右当事者間の昭和四三年(ネ)第三五〇号損害賠償請求控訴事件につき、当裁判所は次のとおり判決する。

主文

本件控訴を棄却する。

控訴費用は控訴人の負担とする。

事実

控訴会社代表者は「原判決を取消す。被控訴人は控訴人に対し金一、七二五万〇三二二円及びこれに対する昭和三九年六月五日より右完済に至るまで年五分の割合による金員を支払え。訴訟費用は第一、二審とも被控訴人の負担とする。」との判決を求め、被控訴人指定代理人らは主文同旨の判決を求めた。

当事者双方の事実上の陳述、証拠の提出、援用、書証の認否は左記に付加するほか原判決事実摘示のとおりであるから、これを引用する。

(控訴会社代表者の陳述)

本件調査に当つた松阪税務署員藤具貞、名古屋国税局係官真弓金二郎において調査義務に違反しているから指揮監督に当つた松阪税務署長及び名古屋国税局長ひいては被控訴人がその責を負うべきである。

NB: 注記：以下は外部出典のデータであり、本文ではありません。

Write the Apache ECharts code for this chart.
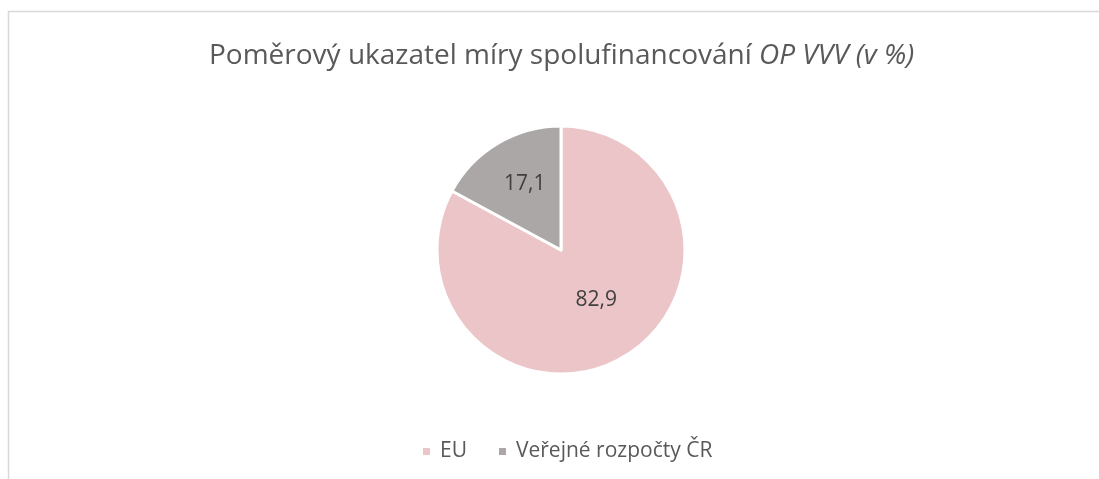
<!DOCTYPE html>
<html>
<head>
<meta charset="utf-8">
<script src="https://cdn.jsdelivr.net/npm/echarts@6/dist/echarts.min.js"></script>
<style>
  html, body { margin: 0; padding: 0; background: #fff; }
  #chart { width: 1099px; height: 479px; }
</style>
</head>
<body>
<div id="chart"></div>
<script>
const categories = ['EU', 'Veřejné rozpočty ČR']
const shares = [82.9, 17.1]
const colors = ['#ebc5c7', '#aaa7a6']
// label nudges so they sit where the original put them
const labelOffsets = [[2, -6], [-3, -10]]

const myChart = echarts.init(document.getElementById('chart'))
myChart.setOption({
  animation: false,
  textStyle: { fontFamily: 'Open Sans' },
  graphic: [
    {
      type: 'polyline',
      shape: { points: [[8.5, 479], [8.5, 11.5], [1099, 11.5]] },
      style: { stroke: '#d9d9d9', lineWidth: 1.5, fill: null }
    }
  ],
  title: {
    text: 'Poměrový ukazatel míry spolufinancování {i|OP VVV (v %)}',
    left: 204,
    top: 37,
    textStyle: {
      fontSize: 28,
      fontWeight: 'normal',
      color: '#595959',
      rich: {
        i: { fontSize: 28, fontStyle: 'italic', color: '#595959' }
      }
    }
  },
  legend: {
    top: 436,
    left: 416,
    icon: 'rect',
    itemWidth: 9,
    itemHeight: 9,
    itemGap: 30,
    textStyle: { fontSize: 21, color: '#595959', padding: [0, 0, 0, 4] },
    data: categories
  },
  series: [
    {
      name: 'spolufinancování',
      type: 'pie',
      center: [561, 250],
      radius: 124,
      startAngle: 90,
      clockwise: true,
      label: {
        show: true,
        position: 'inside',
        fontSize: 21,
        color: '#404040',
        formatter: p => String(p.value).replace('.', ',')
      },
      labelLine: { show: false },
      itemStyle: { borderColor: '#fff', borderWidth: 3 },
      emphasis: { disabled: true },
      data: categories.map((name, i) => ({
        name,
        value: shares[i],
        itemStyle: { color: colors[i] },
        label: { offset: labelOffsets[i] }
      }))
    }
  ]
})
</script>
</body>
</html>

すなわち

1 松阪税務署の藤具係官はただ一回の現場調査をしたのみで金銭出納簿に不審を感じても記帳者に説明を求めず、仕込物容器である木桶の中味すなわち仕込中のもろみを一見だにしなかつた。

2 名古屋国税局協議団津支部の協議結果の報告をうけながら名古屋国税局の真弓係官は格別の調査を全く行わず、控訴会社より行政訴訟を提起するに及んで始めて調査したにすぎない。

理由

当裁判所の判断によるも、控訴人の本訴請求は失当として棄却すべきものと考える。その理由は左記に付加するほか原判決理由説示のとおりであるから、右理由記載を引用する。

一、控訴人の当審における前記藤具、真弓両係官の職務上の義務違背の主張については、同係官らの調査にたとえ所論のように不十分な点があつたとしても、それはむしろ主として原認定のように藤具係官の実地調査の際、控訴会社の立会人から腐敗モロミが現存することの指示説明もなかつたことや、ことにモロミの腐敗があれば当然なさるべき協同組合に対する控訴会社からの報告もなされていなかつたことなどによるものと認められ同係官らに所論のような職務上の義務違背があつたとはなしがたい。

二、控訴人より提起した行政訴訟事件の判決において訴訟費用を名古屋国税局長に負担せしめていることは甲第二四号証により明らかであるけれども、右訴訟費用額は右事件の訴訟費用額確定決定によつて執行さるべきであつて、不法応訴を理由とする本訴においての請求は失当である。

以上の次第ゆえ、右と結論を同じくする原判決は相当であつて本件控訴は理由がないからこれを棄却すべきものとし、民事訴訟法第三八四条、第九五条、第八九条に従い、主文のとおり判決する。